Udoka was then linked to the Nets when Steve Nash's campaign went up in flames, but Kyrie Irving decided to support public bigotry at an inopportune time, prompting Brooklyn to abandon the PR optics of hiring a rival's suspended adulterous coach. 

Scott Brooks (+900)

Somehow, Brooks is near the top of this list, despite having never really done anything impressive as an NBA coach. 

Sure, he's a "veteran" who brings "experience," but Brooks' track record as a coach is largely underwhelming, and heavily buoyed by the would-be Thunder dynasty that succeeded more because of its transcendent young talent than Brooks' painfully unimaginative offensive sets.

With plenty of young assistants ready to peel off a successful coaching tree, and far-more-proven veterans also free agents, hiring Brooks would be a pure punt for Houston. 

Who should the Rockets hire? 

While several intriguing names litter the top of this odds board, one of them stands head-and-shoulders above the rest. 

Twelve months ago, Udoka was in the midst of steering one of the most dramatic midseason turnarounds in NBA history, landing his team in the Finals. 

That he's unemployed today has nothing to do with his coaching ability — and is likely an experience he's learned from after having his name and personal business dragged through the mud in a very public manner.

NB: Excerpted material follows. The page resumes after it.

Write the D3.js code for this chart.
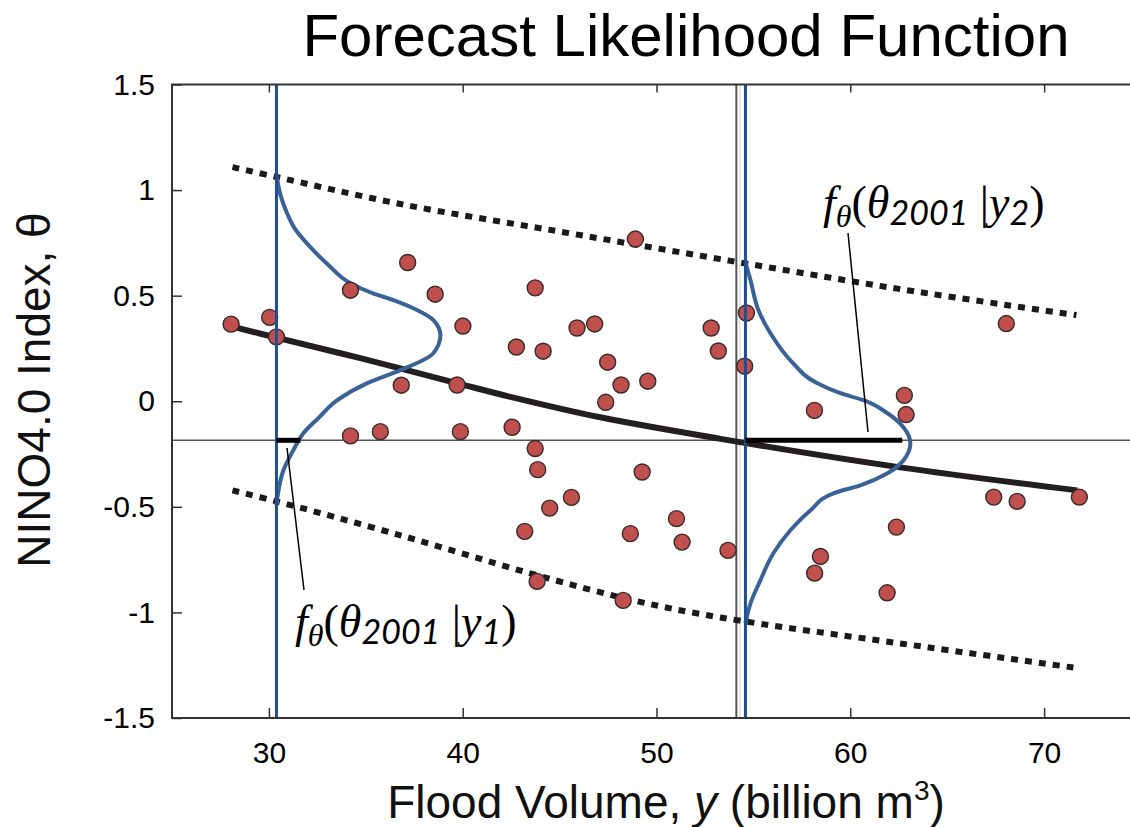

He's a brilliant basketball tactician, forged not only as a longtime NBA vet, but years of baking in arguably the best coaching oven on Earth under the Spurs' Gregg Popovich. He's also, by all accounts, heavily respected by his players and brings the kind of pedigree needed to evoke change in the Rockets' playpen of a locker room. 

Again, the man was widely considered for the league's top coaching honor heading into last season. He's a cut above the rest of the heap here.